**What this task involves:**
Leave out the pictures and repeat every record exactly.
"""
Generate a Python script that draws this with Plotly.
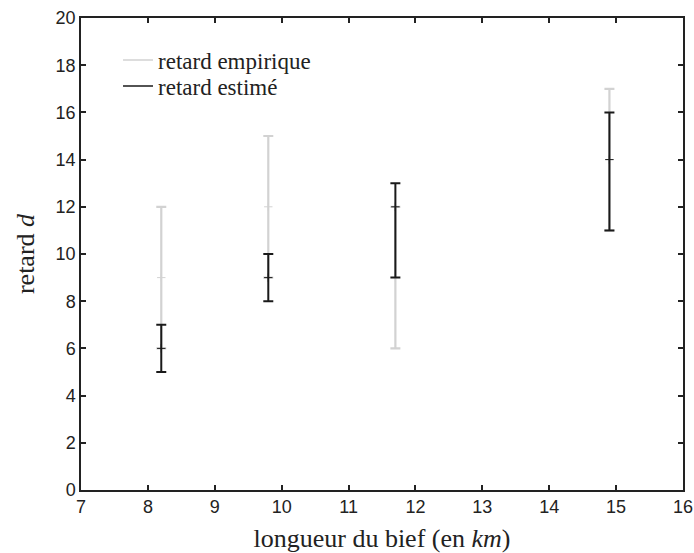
import plotly.graph_objects as go

# Data
x_pos = [8.2, 9.8, 11.7, 14.9]
emp_center = [9, 12, 9, 14]
emp_low = [6, 9, 6, 11]
emp_high = [12, 15, 12, 17]
est_center = [6, 9, 12, 14]
est_low = [5, 8, 9, 11]
est_high = [7, 10, 13, 16]

x_ticks = list(range(7, 17))
y_ticks = list(range(0, 21, 2))

GRAY = "#d2d2d2"
BLACK = "#1a1a1a"
SERIF = "Liberation Serif, Times New Roman, serif"
SANS = "Liberation Sans, Arial, sans-serif"

fig = go.Figure()

def add_series(center, low, high, color, name, width, legend_id):
    fig.add_trace(go.Scatter(
        x=x_pos, y=center, mode="markers", showlegend=False,
        marker=dict(symbol="cross-thin", size=6, line=dict(color=color, width=1), color=color),
        error_y=dict(type="data", symmetric=False,
                     array=[h - c for h, c in zip(high, center)],
                     arrayminus=[c - l for c, l in zip(center, low)],
                     color=color, thickness=width, width=5),
        hoverinfo="skip",
    ))
    fig.add_trace(go.Scatter(
        x=[None], y=[None], mode="lines", name=name, legend=legend_id,
        line=dict(color=color, width=1.5),
    ))

add_series(emp_center, emp_low, emp_high, GRAY, "retard empirique", 2.2, "legend")
add_series(est_center, est_low, est_high, BLACK, "retard estimé", 2, "legend2")

axis_common = dict(
    showline=True, linecolor="#222", linewidth=1.5, mirror="ticks",
    ticks="inside", ticklen=5, tickwidth=1.5, tickcolor="#222",
    showgrid=False, zeroline=False, automargin=False,
    tickfont=dict(family=SANS, size=18, color="#222"),
)

fig.update_xaxes(range=[7, 16], tickvals=x_ticks, ticktext=[str(v) for v in x_ticks],
                 title=dict(text="longueur du bief (en <i>km</i>)",
                            font=dict(family=SERIF, size=26, color="#222"),
                            standoff=12),
                 **axis_common)
fig.update_yaxes(range=[0, 20], tickvals=y_ticks, ticktext=[str(v) for v in y_ticks],
                 title=dict(text="retard <i>d</i>",
                            font=dict(family=SERIF, size=26, color="#222"),
                            standoff=14),
                 **axis_common)

legend_style = dict(xanchor="left", yanchor="middle", bgcolor="rgba(0,0,0,0)",
                    font=dict(family=SERIF, size=23, color="#222"),
                    tracegroupgap=0, itemwidth=30)

fig.update_layout(
    width=694, height=553,
    margin=dict(l=81, r=11, t=18, b=63),
    paper_bgcolor="white", plot_bgcolor="white",
    legend=dict(x=0.0615, y=0.911, **legend_style),
    legend2=dict(x=0.0615, y=0.856, **legend_style),
)

# remove the default 8px page margin so the figure fills the 694x553 window exactly
fig.write_html("out.html", config={"displayModeBar": False},
               post_script="document.body.style.margin='0';")
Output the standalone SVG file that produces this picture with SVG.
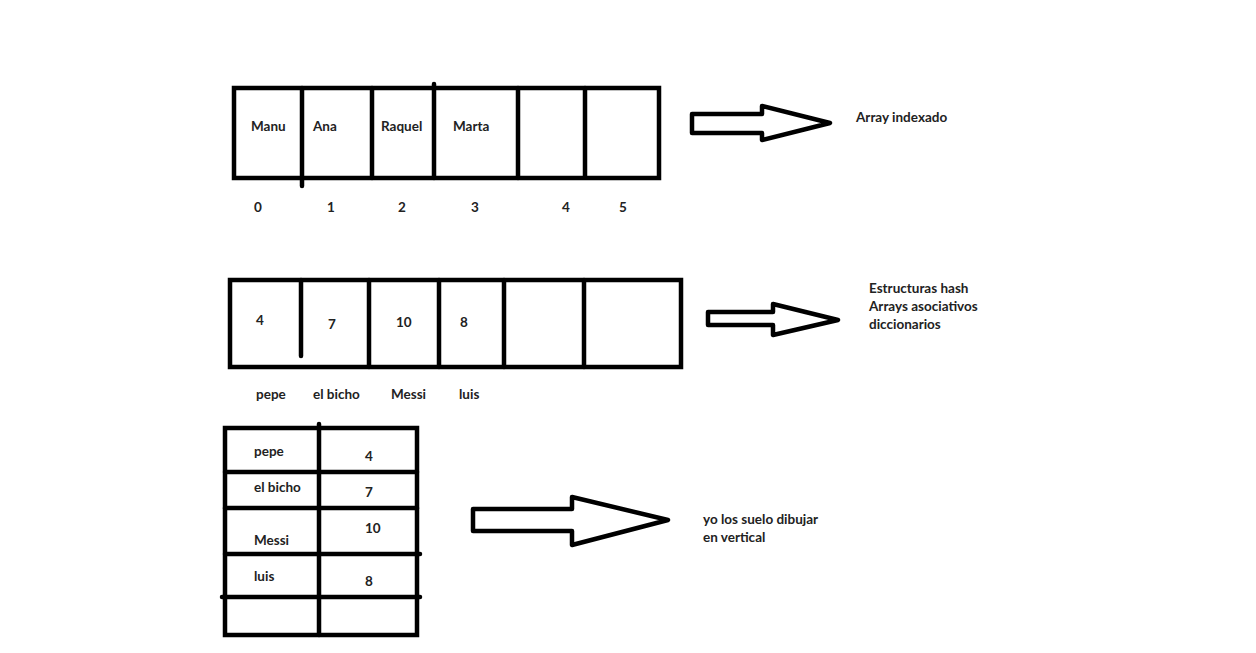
<svg xmlns="http://www.w3.org/2000/svg" width="1256" height="653" viewBox="0 0 1256 653">
<style>
.ln{stroke:#000;stroke-width:4.5;fill:none;stroke-linecap:round}
.bx{stroke:#000;stroke-width:4.5;fill:#fff}
.t{font-family:"Lato","Liberation Sans",sans-serif;font-weight:bold;font-size:13.5px;fill:#222}
.ar{stroke:#000;stroke-width:4.5;fill:#fff;stroke-linejoin:round}
</style>
<rect width="1256" height="653" fill="#fff"/>
<g id="array-indexado">
<rect class="bx" x="234" y="88" width="425" height="90"/>
<line class="ln" x1="302" y1="88" x2="302" y2="186"/>
<line class="ln" x1="372" y1="88" x2="372" y2="178"/>
<line class="ln" x1="434" y1="84" x2="434" y2="178"/>
<line class="ln" x1="518" y1="88" x2="518" y2="178"/>
<line class="ln" x1="585" y1="88" x2="585" y2="176"/>
<text class="t" x="251" y="131">Manu</text>
<text class="t" x="313" y="131">Ana</text>
<text class="t" x="381" y="131">Raquel</text>
<text class="t" x="453" y="131">Marta</text>
<text class="t" x="254" y="212">0</text>
<text class="t" x="327" y="212">1</text>
<text class="t" x="398" y="212">2</text>
<text class="t" x="471" y="212">3</text>
<text class="t" x="562" y="212">4</text>
<text class="t" x="619" y="212">5</text>
</g>
<g id="array-hash">
<rect class="bx" x="230" y="280" width="451" height="87"/>
<line class="ln" x1="301" y1="280" x2="301" y2="356"/>
<line class="ln" x1="369" y1="280" x2="369" y2="367"/>
<line class="ln" x1="439" y1="280" x2="439" y2="367"/>
<line class="ln" x1="504" y1="280" x2="504" y2="367"/>
<line class="ln" x1="584" y1="280" x2="584" y2="367"/>
<text class="t" x="256" y="325">4</text>
<text class="t" x="328" y="329">7</text>
<text class="t" x="396" y="327">10</text>
<text class="t" x="460" y="327">8</text>
<text class="t" x="256" y="399">pepe</text>
<text class="t" x="313" y="399">el bicho</text>
<text class="t" x="391" y="399">Messi</text>
<text class="t" x="459" y="399">luis</text>
</g>
<g id="tabla-vertical">
<rect class="bx" x="225" y="428" width="192" height="207"/>
<line class="ln" x1="319" y1="424" x2="319" y2="635"/>
<line class="ln" x1="225" y1="472" x2="417" y2="472"/>
<line class="ln" x1="225" y1="508" x2="417" y2="508"/>
<line class="ln" x1="225" y1="554" x2="420" y2="554"/>
<line class="ln" x1="222" y1="597" x2="420" y2="597"/>
<text class="t" x="254" y="456">pepe</text>
<text class="t" x="365" y="461">4</text>
<text class="t" x="254" y="492">el bicho</text>
<text class="t" x="365" y="497">7</text>
<text class="t" x="365" y="533">10</text>
<text class="t" x="254" y="545">Messi</text>
<text class="t" x="254" y="581">luis</text>
<text class="t" x="365" y="586">8</text>
</g>
<g id="connectors">
<polygon class="ar" points="692,114 762,114 762,106 830,123 762,140 762,133 692,133"/>
<polygon class="ar" points="708,312 773,312 773,304 838,320 773,335 773,325 708,325"/>
<polygon class="ar" points="473,509 572,509 572,497 668,520 572,545 572,531 473,531"/>
</g>
<g id="label-indexado">
<text class="t" x="856" y="122">Array indexado</text>
</g>
<g id="label-hash">
<text class="t" x="869" y="293">Estructuras hash</text>
<text class="t" x="869" y="311">Arrays asociativos</text>
<text class="t" x="869" y="329">diccionarios</text>
</g>
<g id="label-vertical">
<text class="t" x="703" y="524">yo los suelo dibujar</text>
<text class="t" x="703" y="542">en vertical</text>
</g>
</svg>
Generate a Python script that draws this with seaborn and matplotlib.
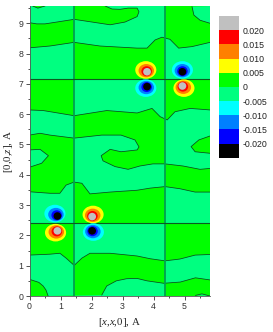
"""
**Written solution:**
Generate a Python script that draws this with Plotly.
import plotly.graph_objects as go

# Data
x_pos = [8.2, 9.8, 11.7, 14.9]
emp_center = [9, 12, 9, 14]
emp_low = [6, 9, 6, 11]
emp_high = [12, 15, 12, 17]
est_center = [6, 9, 12, 14]
est_low = [5, 8, 9, 11]
est_high = [7, 10, 13, 16]

x_ticks = list(range(7, 17))
y_ticks = list(range(0, 21, 2))

GRAY = "#d2d2d2"
BLACK = "#1a1a1a"
SERIF = "Liberation Serif, Times New Roman, serif"
SANS = "Liberation Sans, Arial, sans-serif"

fig = go.Figure()

def add_series(center, low, high, color, name, width, legend_id):
    fig.add_trace(go.Scatter(
        x=x_pos, y=center, mode="markers", showlegend=False,
        marker=dict(symbol="cross-thin", size=6, line=dict(color=color, width=1), color=color),
        error_y=dict(type="data", symmetric=False,
                     array=[h - c for h, c in zip(high, center)],
                     arrayminus=[c - l for c, l in zip(center, low)],
                     color=color, thickness=width, width=5),
        hoverinfo="skip",
    ))
    fig.add_trace(go.Scatter(
        x=[None], y=[None], mode="lines", name=name, legend=legend_id,
        line=dict(color=color, width=1.5),
    ))

add_series(emp_center, emp_low, emp_high, GRAY, "retard empirique", 2.2, "legend")
add_series(est_center, est_low, est_high, BLACK, "retard estimé", 2, "legend2")

axis_common = dict(
    showline=True, linecolor="#222", linewidth=1.5, mirror="ticks",
    ticks="inside", ticklen=5, tickwidth=1.5, tickcolor="#222",
    showgrid=False, zeroline=False, automargin=False,
    tickfont=dict(family=SANS, size=18, color="#222"),
)

fig.update_xaxes(range=[7, 16], tickvals=x_ticks, ticktext=[str(v) for v in x_ticks],
                 title=dict(text="longueur du bief (en <i>km</i>)",
                            font=dict(family=SERIF, size=26, color="#222"),
                            standoff=12),
                 **axis_common)
fig.update_yaxes(range=[0, 20], tickvals=y_ticks, ticktext=[str(v) for v in y_ticks],
                 title=dict(text="retard <i>d</i>",
                            font=dict(family=SERIF, size=26, color="#222"),
                            standoff=14),
                 **axis_common)

legend_style = dict(xanchor="left", yanchor="middle", bgcolor="rgba(0,0,0,0)",
                    font=dict(family=SERIF, size=23, color="#222"),
                    tracegroupgap=0, itemwidth=30)

fig.update_layout(
    width=694, height=553,
    margin=dict(l=81, r=11, t=18, b=63),
    paper_bgcolor="white", plot_bgcolor="white",
    legend=dict(x=0.0615, y=0.911, **legend_style),
    legend2=dict(x=0.0615, y=0.856, **legend_style),
)

# remove the default 8px page margin so the figure fills the 694x553 window exactly
fig.write_html("out.html", config={"displayModeBar": False},
               post_script="document.body.style.margin='0';")
Output the standalone SVG file that produces this picture with SVG.
<svg xmlns="http://www.w3.org/2000/svg" width="1256" height="653" viewBox="0 0 1256 653">
<style>
.ln{stroke:#000;stroke-width:4.5;fill:none;stroke-linecap:round}
.bx{stroke:#000;stroke-width:4.5;fill:#fff}
.t{font-family:"Lato","Liberation Sans",sans-serif;font-weight:bold;font-size:13.5px;fill:#222}
.ar{stroke:#000;stroke-width:4.5;fill:#fff;stroke-linejoin:round}
</style>
<rect width="1256" height="653" fill="#fff"/>
<g id="array-indexado">
<rect class="bx" x="234" y="88" width="425" height="90"/>
<line class="ln" x1="302" y1="88" x2="302" y2="186"/>
<line class="ln" x1="372" y1="88" x2="372" y2="178"/>
<line class="ln" x1="434" y1="84" x2="434" y2="178"/>
<line class="ln" x1="518" y1="88" x2="518" y2="178"/>
<line class="ln" x1="585" y1="88" x2="585" y2="176"/>
<text class="t" x="251" y="131">Manu</text>
<text class="t" x="313" y="131">Ana</text>
<text class="t" x="381" y="131">Raquel</text>
<text class="t" x="453" y="131">Marta</text>
<text class="t" x="254" y="212">0</text>
<text class="t" x="327" y="212">1</text>
<text class="t" x="398" y="212">2</text>
<text class="t" x="471" y="212">3</text>
<text class="t" x="562" y="212">4</text>
<text class="t" x="619" y="212">5</text>
</g>
<g id="array-hash">
<rect class="bx" x="230" y="280" width="451" height="87"/>
<line class="ln" x1="301" y1="280" x2="301" y2="356"/>
<line class="ln" x1="369" y1="280" x2="369" y2="367"/>
<line class="ln" x1="439" y1="280" x2="439" y2="367"/>
<line class="ln" x1="504" y1="280" x2="504" y2="367"/>
<line class="ln" x1="584" y1="280" x2="584" y2="367"/>
<text class="t" x="256" y="325">4</text>
<text class="t" x="328" y="329">7</text>
<text class="t" x="396" y="327">10</text>
<text class="t" x="460" y="327">8</text>
<text class="t" x="256" y="399">pepe</text>
<text class="t" x="313" y="399">el bicho</text>
<text class="t" x="391" y="399">Messi</text>
<text class="t" x="459" y="399">luis</text>
</g>
<g id="tabla-vertical">
<rect class="bx" x="225" y="428" width="192" height="207"/>
<line class="ln" x1="319" y1="424" x2="319" y2="635"/>
<line class="ln" x1="225" y1="472" x2="417" y2="472"/>
<line class="ln" x1="225" y1="508" x2="417" y2="508"/>
<line class="ln" x1="225" y1="554" x2="420" y2="554"/>
<line class="ln" x1="222" y1="597" x2="420" y2="597"/>
<text class="t" x="254" y="456">pepe</text>
<text class="t" x="365" y="461">4</text>
<text class="t" x="254" y="492">el bicho</text>
<text class="t" x="365" y="497">7</text>
<text class="t" x="365" y="533">10</text>
<text class="t" x="254" y="545">Messi</text>
<text class="t" x="254" y="581">luis</text>
<text class="t" x="365" y="586">8</text>
</g>
<g id="connectors">
<polygon class="ar" points="692,114 762,114 762,106 830,123 762,140 762,133 692,133"/>
<polygon class="ar" points="708,312 773,312 773,304 838,320 773,335 773,325 708,325"/>
<polygon class="ar" points="473,509 572,509 572,497 668,520 572,545 572,531 473,531"/>
</g>
<g id="label-indexado">
<text class="t" x="856" y="122">Array indexado</text>
</g>
<g id="label-hash">
<text class="t" x="869" y="293">Estructuras hash</text>
<text class="t" x="869" y="311">Arrays asociativos</text>
<text class="t" x="869" y="329">diccionarios</text>
</g>
<g id="label-vertical">
<text class="t" x="703" y="524">yo los suelo dibujar</text>
<text class="t" x="703" y="542">en vertical</text>
</g>
</svg>
Generate a Python script that draws this with seaborn and matplotlib.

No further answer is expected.